Taking responsibility is often misunderstood.

Many people think responsibility means blame, guilt, or carrying the weight of everything that goes wrong. That’s not leadership. That’s emotional overextension.

True responsibility is ownership.

It is the willingness to acknowledge your role, your influence, and your choices—even when circumstances are imperfect, or the system itself is flawed.

Responsibility is not about controlling everything.

It is about owning what is yours to lead.

Let’s look at it through the Elevation lens.

Liberation: Responsibility Begins with Self-Leadership

Taking responsibility starts internally.

It requires the courage to examine your reactions, your patterns, and the narratives that shape how you show up as a leader.

Liberation means recognizing where you may be:

* Avoiding difficult truths

* Waiting for permission

* Blaming circumstances for inaction

Responsible leaders ask themselves hard questions:

* What part of this situation is mine to own?

* What could I do differently moving forward?

* Where am I giving my power away?

Responsibility restores agency. It reminds you that while you cannot control everything around you, you can control how you lead through it.

Visibility: Owning Your Impact: Good or Bad

Responsible leaders do not hide when outcomes are uncomfortable.

They acknowledge mistakes, address missteps, and communicate with transparency.

This level of ownership builds credibility.

When leaders take responsibility:

* Trust increases

* Teams feel safer speaking up

* Accountability becomes part of the culture

Visibility in leadership means being willing to stand behind both your successes and your lessons.

Owning the outcome is a powerful signal of integrity.

Transformation: Responsibility Creates Change

Systems do not change because people point fingers.

They change because someone decides to step forward and lead differently.

Taking responsibility at this level means asking:

* What can I influence here?

* What pattern needs to shift?

* How can I move this situation forward?

Responsible leaders move from complaining about systems to engaging them strategically.

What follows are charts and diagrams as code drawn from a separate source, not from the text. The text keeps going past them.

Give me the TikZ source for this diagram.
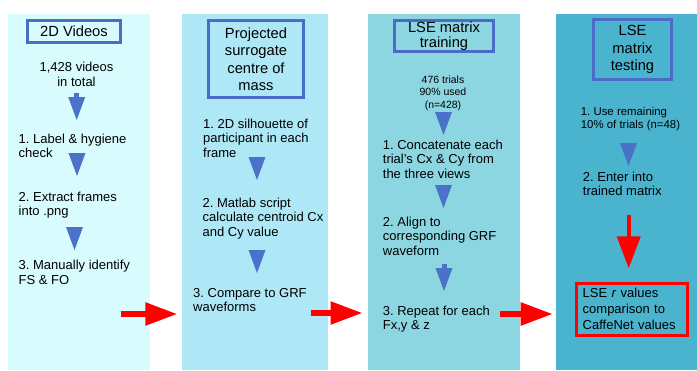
\documentclass[tikz,border=0pt]{standalone}
\usepackage{fontspec}
\setmainfont{Liberation Sans}
\usetikzlibrary{arrows.meta}
\frenchspacing

\definecolor{panelA}{HTML}{D8FBFE}
\definecolor{panelB}{HTML}{AEE8F6}
\definecolor{panelC}{HTML}{8CD6E2}
\definecolor{panelD}{HTML}{4AB3CE}
\definecolor{boxblue}{HTML}{4A6CC6}
\definecolor{triblue}{HTML}{4A72C8}
\definecolor{flowred}{HTML}{FF0000}

\begin{document}
\begin{tikzpicture}[x=1pt,y=-1pt,
  titlebox/.style={draw=boxblue, line width=3pt, align=center, inner sep=0pt,
    font=\fontsize{14.7}{17.5}\selectfont},
  % multi-line nodes are anchored at the baseline of their last line
  steptext/.style={anchor=base west, align=left, inner sep=0pt,
    font=\fontsize{13}{14.5}\selectfont},
  smalltext/.style={align=center, inner sep=0pt,
    font=\fontsize{10.5}{12.7}\selectfont},
  redflow/.style={draw=flowred, line width=5.5pt,
    -{Triangle[length=32pt,width=22pt]}},
  pics/downtri/.style={code={
    \fill[triblue] (-8.5,0) -- (8.5,0) -- (0,23) -- cycle;}},
  pics/stemtri/.style={code={
    \fill[triblue] (-2.5,-4) rectangle (2.5,0.5);
    \fill[triblue] (-8.5,0) -- (8.5,0) -- (0,23) -- cycle;}},
]
\useasboundingbox (0,0) rectangle (697,370);

% four stage panels
\fill[panelA] (8,14) rectangle (150,370);
\fill[panelB] (182,14) rectangle (328,370);
\fill[panelC] (368,14) rectangle (520,370);
\fill[panelD] (556,14) rectangle (697,370);

% ---- stage 1: 2D videos
\node[titlebox, fill=panelA, minimum width=93pt, minimum height=22.3pt] (t1) at (74,31.4) {2D Videos};
\node[anchor=base, align=center, inner sep=0pt, font=\fontsize{13}{15}\selectfont] (v1) at (76.5,86) {1,428 videos\\in total};
\pic (a1) at (76.7,97) {stemtri};
\node[steptext] (s11) at (18.5,157.5) {1. Label \& hygiene\\check};
\pic (a2) at (77,153) {downtri};
\node[steptext] (s12) at (18.5,215.5) {2. Extract frames\\into .png};
\pic (a3) at (74.5,227) {downtri};
\node[steptext] (s13) at (18.5,284) {3. Manually identify\\FS \& FO};

% ---- stage 2: projected surrogate centre of mass
\node[titlebox, fill=panelB, minimum width=95pt, minimum height=77pt] (t2) at (256,59)
  {Projected\\surrogate\\centre of\\mass};
\node[steptext] (s21) at (203,157) {1. 2D silhouette of\\participant in each\\frame};
\pic (b1) at (257,157) {downtri};
\node[steptext] (s22) at (202.5,236) {2. Matlab script\\calculate centroid Cx\\and Cy value};
\pic (b2) at (257,250) {downtri};
\node[steptext] (s23) at (193,311.5) {3. Compare to GRF\\waveforms};

% ---- stage 3: LSE matrix training
\node[titlebox, fill=panelC, minimum width=99pt, minimum height=31pt,
  font=\fontsize{14.7}{15.6}\selectfont] (t3) at (444,36) {LSE matrix\\training};
\node[smalltext, anchor=base] (n3) at (443,108.4) {476 trials\\90\% used\\(n=428)};
\pic (c1) at (443.5,112) {downtri};
\node[steptext] (s31) at (382.7,178) {1. Concatenate each\\trial's Cx \& Cy from\\the three views};
\pic (c2) at (443.5,185) {downtri};
\node[steptext] (s32) at (382.7,255) {2. Align to\\corresponding GRF\\waveform};
\pic (c3) at (444,268) {stemtri};
\node[steptext] (s33) at (382.7,329.5) {3. Repeat for each\\Fx,y \& z};

% ---- stage 4: LSE matrix testing
\node[titlebox, fill=panelD, minimum width=78.6pt, minimum height=59.7pt] (t4) at (632.5,49.7)
  {LSE\\matrix\\testing};
\node[steptext, font=\fontsize{11.4}{13}\selectfont] (s41) at (580.7,128) {1. Use remaining\\10\% of trials (n=48)};
\pic (d1) at (628.5,143) {downtri};
\node[steptext] (s42) at (582.7,195.5) {2. Enter into\\trained matrix};
\node[draw=flowred, line width=3pt, fill=panelD, align=left, text width=99pt,
  inner xsep=6.15pt, inner ysep=0pt, minimum height=52pt,
  font=\fontsize{13}{16}\selectfont] (res) at (632.2,309.2)
  {LSE \textit{r} values\\comparison to\\CaffeNet values};

% ---- flow between stages
\coordinate (o1) at (120.7,314);  \coordinate (i2) at (177.3,314);
\coordinate (o2) at (310.7,313);  \coordinate (i3) at (362.5,313);
\coordinate (o3) at (500,314);    \coordinate (i4) at (552.7,314);
\coordinate (m4) at (628.7,215);  \coordinate (r4) at (628.7,268.3);
\draw[redflow] (o1) -- (i2);
\draw[redflow] (o2) -- (i3);
\draw[redflow] (o3) -- (i4);
\draw[draw=flowred, line width=4pt, -{Triangle[length=32pt,width=23pt]}] (m4) -- (r4);
\end{tikzpicture}
\end{document}
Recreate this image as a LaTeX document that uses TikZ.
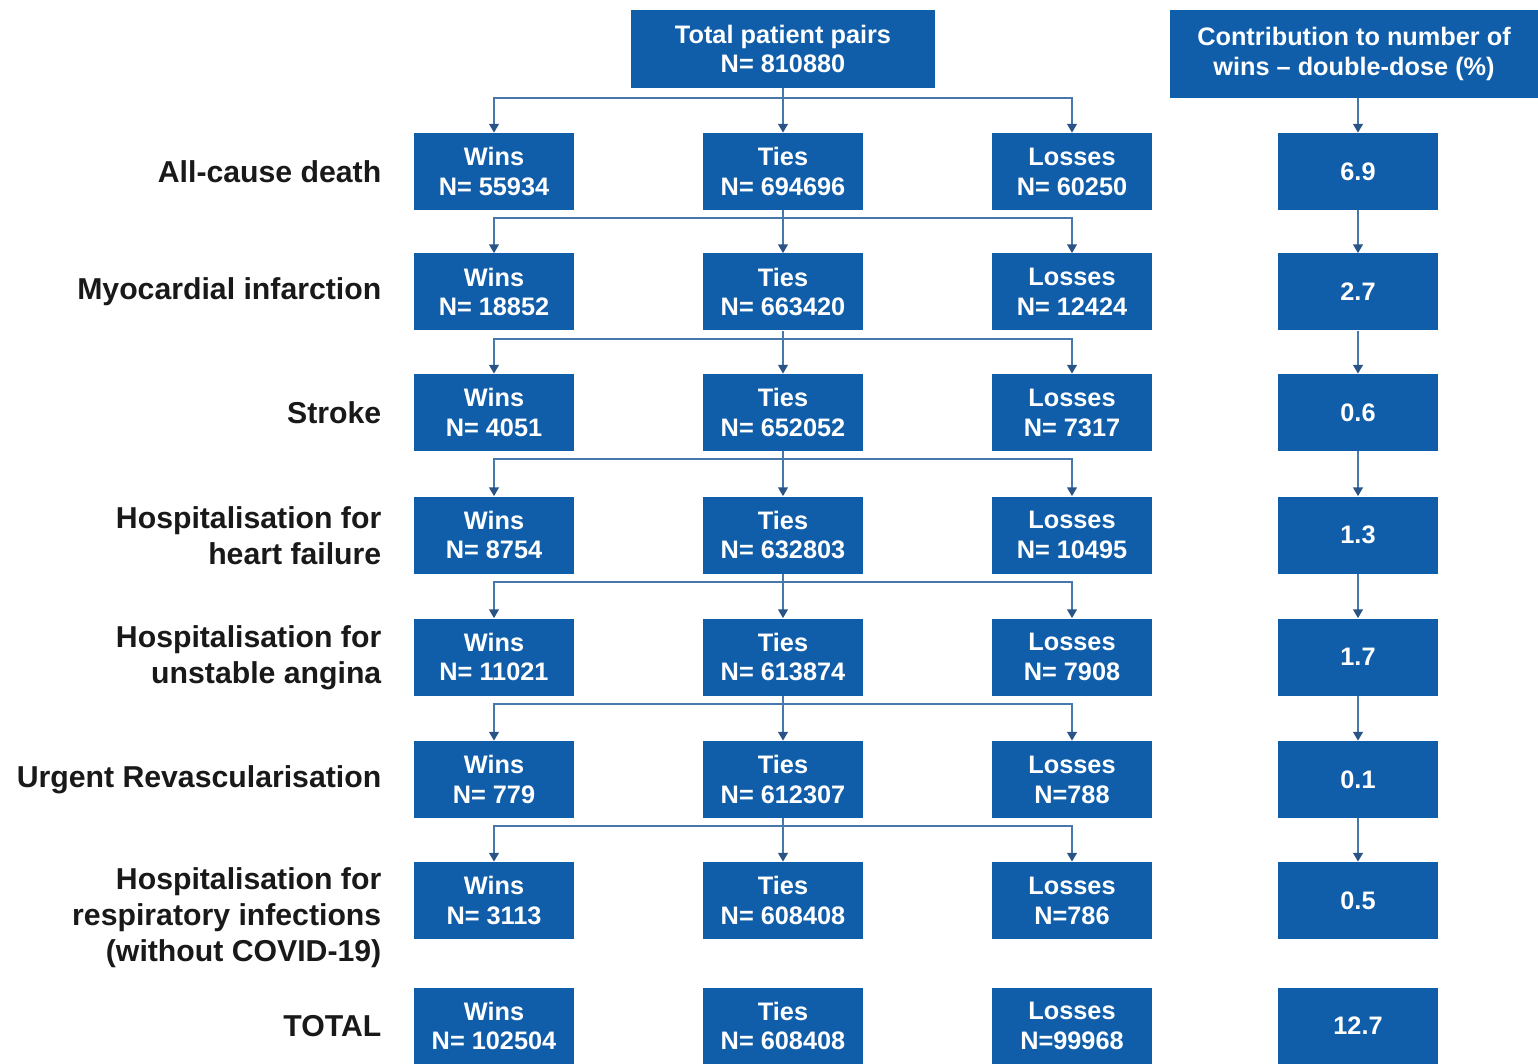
\documentclass[tikz,border=0pt]{standalone}
\usepackage{fontspec}
\setmainfont{Liberation Sans}
\usepackage{xcolor}
\usetikzlibrary{arrows.meta, positioning, calc}

\definecolor{boxblue}{RGB}{16,94,170}
\definecolor{lineblue}{RGB}{70,120,172}
\definecolor{tipblue}{RGB}{42,84,134}

\tikzset{
  cell/.style={fill=boxblue, text=white, minimum width=3.2cm, minimum height=1.54cm,
    inner sep=0pt, align=center, font=\fontsize{14.4}{17}\selectfont\bfseries},
  rowlabel/.style={anchor=east, align=right, text=black!90,
    font=\fontsize{17.2}{20.5}\selectfont\bfseries},
  link/.style={draw=lineblue, line width=1.1pt,
    -{Triangle[length=5pt, width=5.5pt, color=tipblue]}},
}

\begin{document}
\begin{tikzpicture}
\useasboundingbox (0,0) rectangle (30.76,-21.28);

% Header boxes
\node[cell, minimum width=6.08cm, minimum height=1.56cm] (top) at (15.66,-0.98) {Total patient pairs\\N= 810880};
\node[cell, minimum width=7.36cm, minimum height=1.76cm] (c0) at (27.08,-1.08) {Contribution to number of\\wins -- double-dose (\%)};

% Outcome rows
\foreach \i/\y/\ly/\lab/\w/\t/\l/\c in {
    1/-3.43/-3.43/{All-cause death}/{N= 55934}/{N= 694696}/{N= 60250}/6.9,
    2/-5.84/-5.84/{Myocardial infarction}/{N= 18852}/{N= 663420}/{N= 12424}/2.7,
    3/-8.25/-8.25/{Stroke}/{N= 4051}/{N= 652052}/{N= 7317}/0.6,
    4/-10.70/-10.72/{Hospitalisation for\\heart failure}/{N= 8754}/{N= 632803}/{N= 10495}/1.3,
    5/-13.14/-13.16/{Hospitalisation for\\unstable angina}/{N= 11021}/{N= 613874}/{N= 7908}/1.7,
    6/-15.59/-15.59/{Urgent Revascularisation}/{N= 779}/{N= 612307}/{N=788}/0.1,
    7/-18.01/-18.36/{Hospitalisation for\\respiratory infections\\(without COVID-19)}/{N= 3113}/{N= 608408}/{N=786}/0.5,
    8/-20.52/-20.52/{TOTAL}/{N= 102504}/{N= 608408}/{N=99968}/12.7} {
    \node[rowlabel] (r\i) at (7.75,\ly) {\lab};
    \node[cell] (w\i) at (9.88,\y) {Wins\\\w};
    \node[cell] (t\i) at (15.66,\y) {Ties\\\t};
    \node[cell] (l\i) at (21.44,\y) {Losses\\\l};
    \node[cell] (c\i) at (27.16,\y) {\c};
}

% Split from the total
\draw[link] (top.south) -- (t1.north);
\draw[link] (top.south) -- ++(0,-0.2) -| (w1.north);
\draw[link] (top.south) -- ++(0,-0.2) -| (l1.north);

% Ties carried down to the next outcome
\foreach \i [evaluate=\i as \j using int(\i+1)] in {1,...,6} {
    \draw[link] (t\i.south) -- (t\j.north);
    \draw[link] (t\i.south) -- ++(0,-0.16) -| (w\j.north);
    \draw[link] (t\i.south) -- ++(0,-0.16) -| (l\j.north);
}

% Contribution column
\draw[link] (c1.north |- c0.south) -- (c1.north);
\foreach \i [evaluate=\i as \j using int(\i+1)] in {1,...,6}
    \draw[link] (c\i.south) -- (c\j.north);
\end{tikzpicture}
\end{document}
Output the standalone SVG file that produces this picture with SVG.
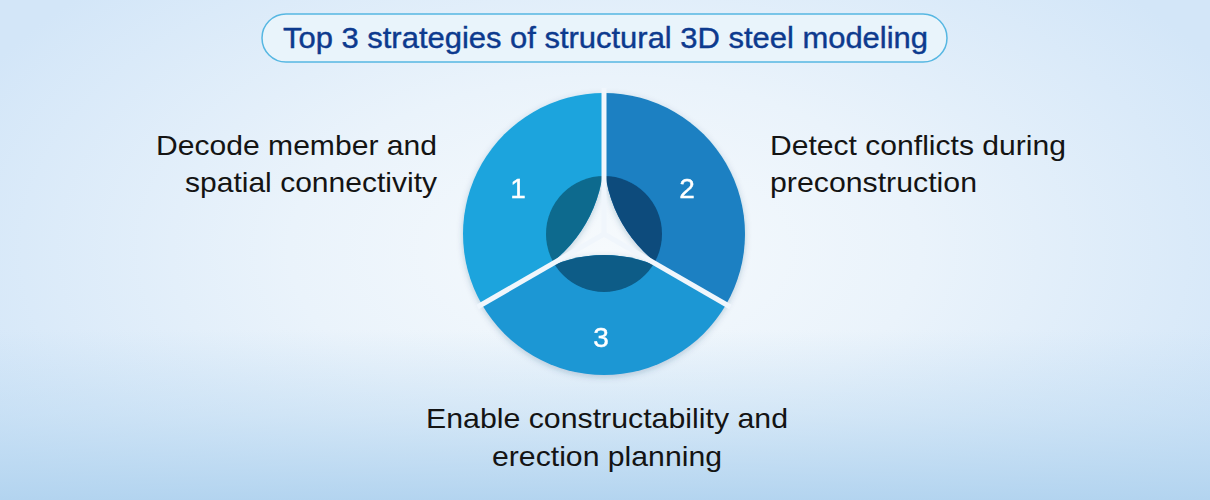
<svg xmlns="http://www.w3.org/2000/svg" width="1210" height="500" viewBox="0 0 1210 500">
  <defs>
    <radialGradient id="bg" cx="605" cy="250" r="700" gradientUnits="userSpaceOnUse" gradientTransform="translate(605 250) scale(1 0.55) translate(-605 -250)">
      <stop offset="0" stop-color="#f6fafd"/>
      <stop offset="0.45" stop-color="#eaf3fb"/>
      <stop offset="1" stop-color="#d3e6f8"/>
    </radialGradient>
    <linearGradient id="bottom" x1="0" y1="330" x2="0" y2="500" gradientUnits="userSpaceOnUse">
      <stop offset="0" stop-color="#b9d8f1" stop-opacity="0"/>
      <stop offset="0.5" stop-color="#b9d8f1" stop-opacity="0.45"/>
      <stop offset="1" stop-color="#b1d3ef" stop-opacity="0.95"/>
    </linearGradient>
    <filter id="shadow" x="-20%" y="-20%" width="140%" height="140%">
      <feDropShadow dx="0" dy="2" stdDeviation="3" flood-color="#1a4a70" flood-opacity="0.25"/>
    </filter>
    <clipPath id="c1"><path d="M604 156 L604 93 A141 141 0 0 0 481.9 304.5 L536.5 273 A136 136 0 0 0 604 156 Z"/></clipPath>
    <clipPath id="c2"><path d="M604 156 L604 93 A141 141 0 0 1 726.1 304.5 L671.5 273 A136 136 0 0 1 604 156 Z"/></clipPath>
    <clipPath id="c3"><path d="M481.9 304.5 L536.5 273 A136 136 0 0 1 671.5 273 L726.1 304.5 A141 141 0 0 1 481.9 304.5 Z"/></clipPath>
  </defs>
  <style>
    .lbl { font-family: "Liberation Sans", Arial, sans-serif; font-size: 28px; fill: #141414; }
    .num { font-family: "Liberation Sans", Arial, sans-serif; font-size: 28px; fill: #ffffff; text-anchor: middle; stroke: #ffffff; stroke-width: 0.4px; }
    .title { font-family: "Liberation Sans", Arial, sans-serif; font-size: 29px; fill: #0d3a8e; stroke: #0d3a8e; stroke-width: 0.4px; }
    .gap { stroke: #f0f6fc; stroke-width: 5; stroke-linecap: butt; }
  </style>

  <rect x="0" y="0" width="1210" height="500" fill="url(#bg)"/>
  <rect x="0" y="330" width="1210" height="170" fill="url(#bottom)"/>

  <g id="title">
    <rect x="262" y="14" width="685" height="48" rx="24" ry="24" fill="#e9f4fb" stroke="#56b7e2" stroke-width="1.5"/>
    <text class="title" x="283" y="48" textLength="645" lengthAdjust="spacingAndGlyphs">Top 3 strategies of structural 3D steel modeling</text>
  </g>

  <g id="wheel" filter="url(#shadow)">
    <g id="segment1">
      <path d="M604 156 L604 93 A141 141 0 0 0 481.9 304.5 L536.5 273 A136 136 0 0 0 604 156 Z" fill="#1ba4dd"/>
      <circle cx="604" cy="234" r="58" fill="#0e6a8e" clip-path="url(#c1)"/>
      <text class="num" x="518" y="198">1</text>
    </g>
    <g id="segment2">
      <path d="M604 156 L604 93 A141 141 0 0 1 726.1 304.5 L671.5 273 A136 136 0 0 1 604 156 Z" fill="#1a80c2"/>
      <circle cx="604" cy="234" r="58" fill="#0b4b7c" clip-path="url(#c2)"/>
      <text class="num" x="687" y="198">2</text>
    </g>
    <g id="segment3">
      <path d="M481.9 304.5 L536.5 273 A136 136 0 0 1 671.5 273 L726.1 304.5 A141 141 0 0 1 481.9 304.5 Z" fill="#1f97d4"/>
      <circle cx="604" cy="234" r="58" fill="#0b5b87" clip-path="url(#c3)"/>
      <text class="num" x="601" y="347">3</text>
    </g>
  </g>

  <g id="connectors">
    <line class="gap" x1="604" y1="234" x2="604" y2="88"/>
    <line class="gap" x1="604" y1="234" x2="477.5" y2="307"/>
    <line class="gap" x1="604" y1="234" x2="730.5" y2="307"/>
  </g>

  <g id="label1">
    <text class="lbl" x="437" y="155" text-anchor="end" textLength="281" lengthAdjust="spacingAndGlyphs">Decode member and</text>
    <text class="lbl" x="437" y="192" text-anchor="end" textLength="252" lengthAdjust="spacingAndGlyphs">spatial connectivity</text>
  </g>
  <g id="label2">
    <text class="lbl" x="770" y="155" textLength="296" lengthAdjust="spacingAndGlyphs">Detect conflicts during</text>
    <text class="lbl" x="770" y="192" textLength="207" lengthAdjust="spacingAndGlyphs">preconstruction</text>
  </g>
  <g id="label3">
    <text class="lbl" x="607" y="428" text-anchor="middle" textLength="362" lengthAdjust="spacingAndGlyphs">Enable constructability and</text>
    <text class="lbl" x="607" y="466" text-anchor="middle" textLength="230" lengthAdjust="spacingAndGlyphs">erection planning</text>
  </g>
</svg>
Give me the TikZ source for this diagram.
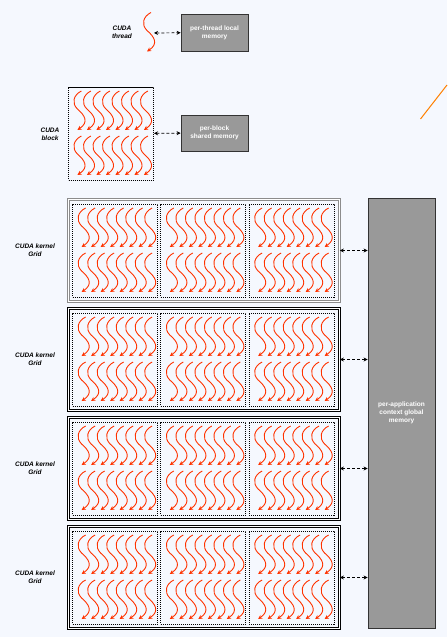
\documentclass[tikz,border=0pt]{standalone}
\usepackage{fontspec}
\setmainfont{Liberation Sans}
\usetikzlibrary{calc,positioning,arrows.meta,shapes}
\definecolor{bgcol}{RGB}{245,248,254}
\definecolor{thrcol}{RGB}{255,51,0}
\definecolor{memgray}{RGB}{153,153,153}
\tikzset{
	wavy/.style={draw=thrcol, line width=0.9pt, -{Stealth[length=4.2pt,width=4.2pt]}},
	membox/.style={draw=black!80, line width=0.8pt, fill=memgray, text=white, font=\fontsize{6.5}{8}\selectfont\bfseries, align=center, inner sep=0pt},
	lbl/.style={font=\fontsize{6.5}{8}\selectfont\bfseries\itshape, align=center},
	blockbox/.style={draw=black, line width=1pt, dash pattern=on 1.2pt off 0.8pt, minimum width=85pt, minimum height=93pt, inner sep=0pt},
	gridbox/.style={draw=#1, line width=0.7pt, double=white, double distance=1.1pt, minimum width=271pt, minimum height=102pt, inner sep=0pt},
	memarrow/.style={densely dashed, {Stealth[length=4pt,width=4pt]}-{Stealth[length=4pt,width=4pt]}, line width=0.7pt},
	pics/onethread/.style={code={\draw[wavy] (0,0) .. controls (-8,4) and (-10,12) .. (-4,18) .. controls (3,24) and (8,31) .. (-4,39);}},
	pics/threads/.style={code={
		\foreach \r in {4.5,49.5}
			\foreach \i in {0,...,7}
				\pic at ({13.4+9.5*\i},\r) {onethread};
	}}
}
\begin{document}
\begin{tikzpicture}[x=1pt,y=-1pt]
	\fill[bgcol] (0,0) rectangle (447,637);
	\useasboundingbox (0,0) rectangle (447,637);
	\node[lbl] (thrlbl) at (122,32) {CUDA\\thread};
	\pic at (151,12.5) {onethread};
	\coordinate (thr) at (154,33);
	\node[membox, minimum width=67pt, minimum height=37pt] (localmem) at (214.5,32.5) {per-thread local\\memory};
	\node[blockbox] (blk) at (111,133.5) {};
	\pic at (blk.north west) {threads};
	\node[lbl] (blklbl) at (50,134) {CUDA\\block};
	\node[membox, minimum width=67pt, minimum height=36pt] (sharedmem) at (214.5,133) {per-block\\shared memory};
	\node[membox, minimum width=67pt, minimum height=430pt] (globalmem) at (401.5,413) {per-application\\context global\\memory};
	\foreach \g/\y/\c in {1/250.5/black!45, 2/359.5/black, 3/468.5/black, 4/577.5/black} {
		\node[gridbox=\c] (grid\g) at (204,\y) {};
		\foreach \b/\x in {1/115.2,2/203.4,3/291.7} {
			\node[blockbox] (grid\g-\b) at (\x,\y) {};
			\pic at (grid\g-\b.north west) {threads};
		}
		\node[lbl] (gridlbl\g) at (35,\y) {CUDA kernel\\Grid};
		\draw[memarrow] (grid\g.east) -- (globalmem.west |- grid\g.east);
	}
	\path[memarrow]
		(thr) edge (localmem)
		(blk) edge (sharedmem);
	%\draw[dashed,->] (blk) -- (sharedmem);
	\draw[orange, line width=1pt] (420.5,119) -- (447,85);
\end{tikzpicture}
\end{document}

They understand that transformation begins when someone stops waiting for change and starts creating it.

The Truth About Responsibility

Responsibility is not about carrying everything.

It is about leading with ownership, where you have influence.

It means:

* Owning your growth

* Owning your voice

* Owning the impact of your leadership

And when leaders consistently take responsibility, something powerful happens.

They stop feeling powerless.

They become agents of change.

Because responsibility is not a burden.

It is the moment a leader recognizes their ability to shape outcomes and chooses to do so.